DIRECTIVE —
Skip any picture you find and retype all the remaining lines exactly.

• • • • • • •

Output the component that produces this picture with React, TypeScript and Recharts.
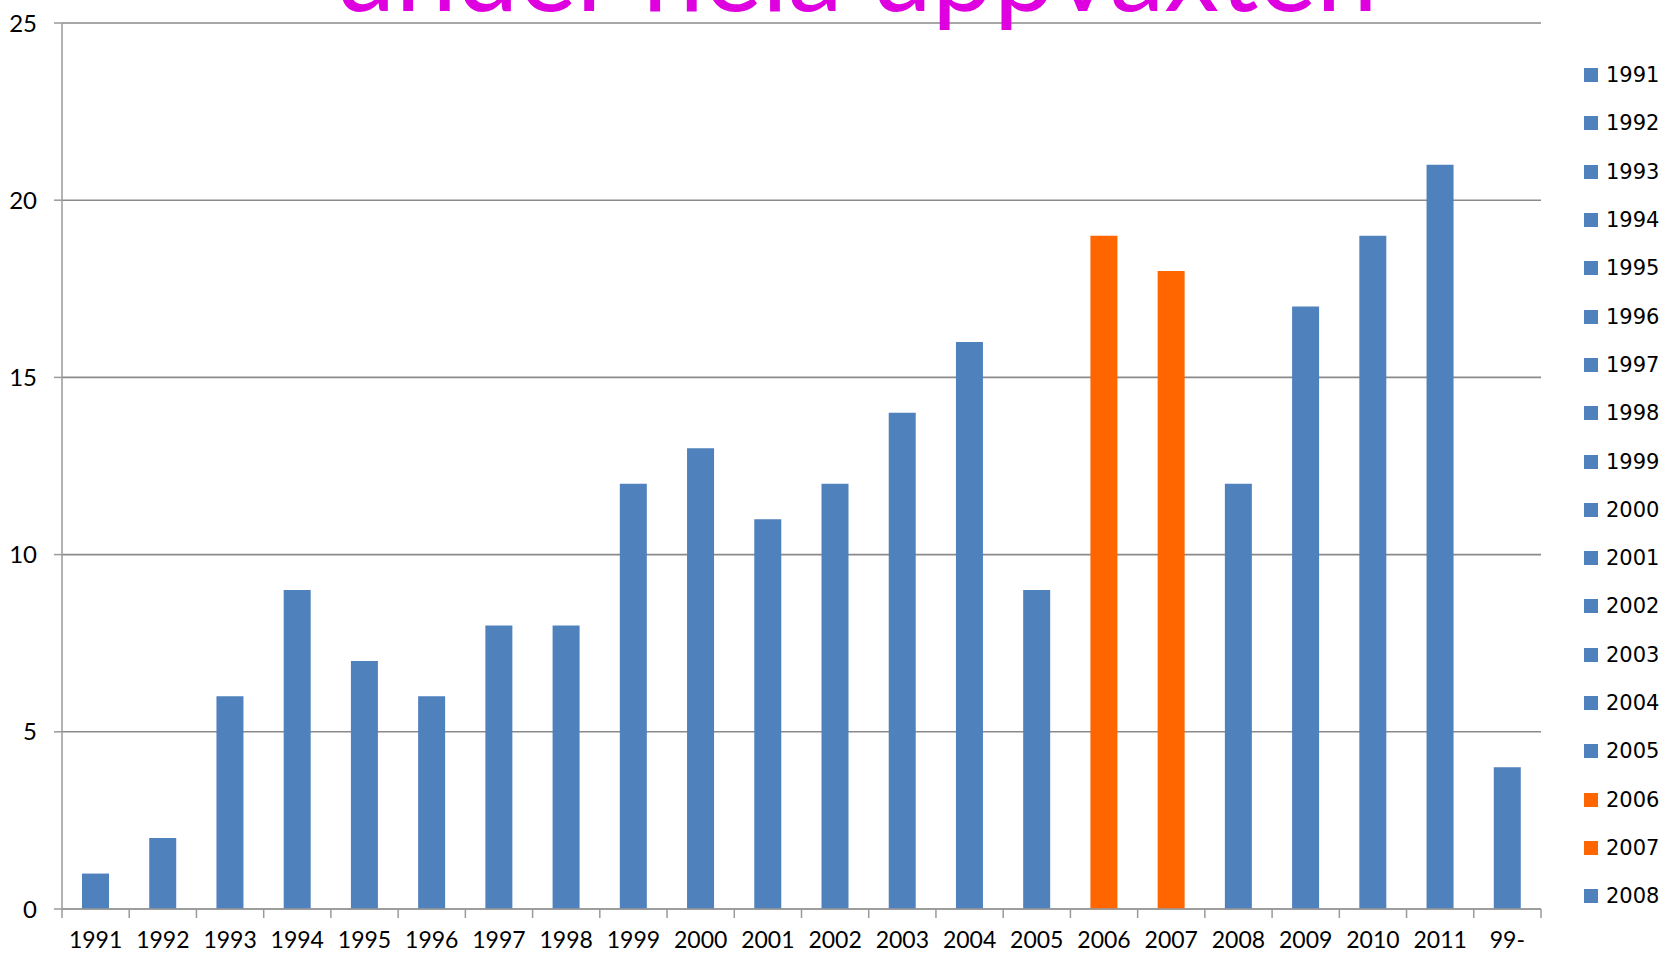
import { BarChart, Bar, Cell, XAxis, YAxis, CartesianGrid, Legend } from "recharts";

// år och antal
const years = [
  "1991", "1992", "1993", "1994", "1995", "1996", "1997", "1998", "1999", "2000", "2001",
  "2002", "2003", "2004", "2005", "2006", "2007", "2008", "2009", "2010", "2011", "99-",
];
const counts = [1, 2, 6, 9, 7, 6, 8, 8, 12, 13, 11, 12, 14, 16, 9, 19, 18, 12, 17, 19, 21, 4];
const highlightYears = ["2006", "2007"];
const yTicks = [0, 5, 10, 15, 20, 25];
// förklaringen får bara plats med de första 18 åren
const legendYears = years.slice(0, 18);
const title = "under hela uppväxten";

const BLUE = "#4F81BD";
const ORANGE = "#FF6600";
const AXIS = "#9a9a9a";
const colorFor = (year: string) => (highlightYears.includes(year) ? ORANGE : BLUE);

const data = years.map((year, i) => ({ year, count: counts[i] }));

const X_TICK_MARGIN = 23;
const X_MARK = 9;

// etikett + streck mellan kategorierna (som i Excel)
const YearTick = (props: any) => {
  const { x, y, payload, index, visibleTicksCount } = props;
  const axisY = y - X_TICK_MARGIN;
  const half = payload.offset ?? 0;
  return (
    <g>
      <line x1={x - half} x2={x - half} y1={axisY} y2={axisY + X_MARK} stroke={AXIS} strokeWidth={1.5} />
      {index === visibleTicksCount - 1 && (
        <line x1={x + half} x2={x + half} y1={axisY} y2={axisY + X_MARK} stroke={AXIS} strokeWidth={1.5} />
      )}
      <text x={x} y={y} dy="0.71em" textAnchor="middle" fill="#000" fontSize={23} fontFamily="Lato">
        {payload.value}
      </text>
    </g>
  );
};

const renderLegend = () => (
  <div style={{ fontFamily: "DejaVu Sans", fontSize: 21, color: "#000" }}>
    {legendYears.map((y) => (
      <div key={y} style={{ display: "flex", alignItems: "center", height: 48.3 }}>
        <span style={{ width: 14, height: 14, background: colorFor(y), marginRight: 8 }} />
        <span>{y}</span>
      </div>
    ))}
  </div>
);

export default function App() {
  return (
    <div style={{ position: "fixed", left: 0, top: 0, background: "#fff" }}>
      <BarChart
        width={1663}
        height={954}
        data={data}
        margin={{ top: 23, right: 122, left: 0, bottom: 0 }}
        barSize={27}
      >
        <CartesianGrid vertical={false} stroke="#8a8a8a" strokeWidth={1.6} />
        <XAxis
          dataKey="year"
          height={45}
          tickLine={false}
          tickSize={0}
          tickMargin={X_TICK_MARGIN}
          interval={0}
          stroke={AXIS}
          strokeWidth={1.5}
          tick={<YearTick />}
        />
        <YAxis
          width={62}
          domain={[0, 25]}
          ticks={yTicks}
          tickSize={8}
          tickMargin={17}
          stroke={AXIS}
          strokeWidth={1.5}
          tick={{ fill: "#000", fontSize: 24, fontFamily: "Lato" }}
        />
        <Legend
          layout="vertical"
          align="center"
          verticalAlign="middle"
          content={renderLegend}
          wrapperStyle={{ left: 1584, top: 51, width: 79 }}
        />
        <Bar dataKey="count" isAnimationActive={false}>
          {data.map((d) => (
            <Cell key={d.year} fill={colorFor(d.year)} />
          ))}
        </Bar>
        <text
          x={856}
          y={11}
          textAnchor="middle"
          fill="#DF00DF"
          fontFamily="Lato"
          fontSize={110}
        >
          {title}
        </text>
      </BarChart>
    </div>
  );
}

• • • • • • •

CORRECT RESPONSE —
Output the component that produces this picture with React, TypeScript and Recharts.
import { BarChart, Bar, Cell, XAxis, YAxis, CartesianGrid, Legend } from "recharts";

// år och antal
const years = [
  "1991", "1992", "1993", "1994", "1995", "1996", "1997", "1998", "1999", "2000", "2001",
  "2002", "2003", "2004", "2005", "2006", "2007", "2008", "2009", "2010", "2011", "99-",
];
const counts = [1, 2, 6, 9, 7, 6, 8, 8, 12, 13, 11, 12, 14, 16, 9, 19, 18, 12, 17, 19, 21, 4];
const highlightYears = ["2006", "2007"];
const yTicks = [0, 5, 10, 15, 20, 25];
// förklaringen får bara plats med de första 18 åren
const legendYears = years.slice(0, 18);
const title = "under hela uppväxten";

const BLUE = "#4F81BD";
const ORANGE = "#FF6600";
const AXIS = "#9a9a9a";
const colorFor = (year: string) => (highlightYears.includes(year) ? ORANGE : BLUE);

const data = years.map((year, i) => ({ year, count: counts[i] }));

const X_TICK_MARGIN = 23;
const X_MARK = 9;

// etikett + streck mellan kategorierna (som i Excel)
const YearTick = (props: any) => {
  const { x, y, payload, index, visibleTicksCount } = props;
  const axisY = y - X_TICK_MARGIN;
  const half = payload.offset ?? 0;
  return (
    <g>
      <line x1={x - half} x2={x - half} y1={axisY} y2={axisY + X_MARK} stroke={AXIS} strokeWidth={1.5} />
      {index === visibleTicksCount - 1 && (
        <line x1={x + half} x2={x + half} y1={axisY} y2={axisY + X_MARK} stroke={AXIS} strokeWidth={1.5} />
      )}
      <text x={x} y={y} dy="0.71em" textAnchor="middle" fill="#000" fontSize={23} fontFamily="Lato">
        {payload.value}
      </text>
    </g>
  );
};

const renderLegend = () => (
  <div style={{ fontFamily: "DejaVu Sans", fontSize: 21, color: "#000" }}>
    {legendYears.map((y) => (
      <div key={y} style={{ display: "flex", alignItems: "center", height: 48.3 }}>
        <span style={{ width: 14, height: 14, background: colorFor(y), marginRight: 8 }} />
        <span>{y}</span>
      </div>
    ))}
  </div>
);

export default function App() {
  return (
    <div style={{ position: "fixed", left: 0, top: 0, background: "#fff" }}>
      <BarChart
        width={1663}
        height={954}
        data={data}
        margin={{ top: 23, right: 122, left: 0, bottom: 0 }}
        barSize={27}
      >
        <CartesianGrid vertical={false} stroke="#8a8a8a" strokeWidth={1.6} />
        <XAxis
          dataKey="year"
          height={45}
          tickLine={false}
          tickSize={0}
          tickMargin={X_TICK_MARGIN}
          interval={0}
          stroke={AXIS}
          strokeWidth={1.5}
          tick={<YearTick />}
        />
        <YAxis
          width={62}
          domain={[0, 25]}
          ticks={yTicks}
          tickSize={8}
          tickMargin={17}
          stroke={AXIS}
          strokeWidth={1.5}
          tick={{ fill: "#000", fontSize: 24, fontFamily: "Lato" }}
        />
        <Legend
          layout="vertical"
          align="center"
          verticalAlign="middle"
          content={renderLegend}
          wrapperStyle={{ left: 1584, top: 51, width: 79 }}
        />
        <Bar dataKey="count" isAnimationActive={false}>
          {data.map((d) => (
            <Cell key={d.year} fill={colorFor(d.year)} />
          ))}
        </Bar>
        <text
          x={856}
          y={11}
          textAnchor="middle"
          fill="#DF00DF"
          fontFamily="Lato"
          fontSize={110}
        >
          {title}
        </text>
      </BarChart>
    </div>
  );
}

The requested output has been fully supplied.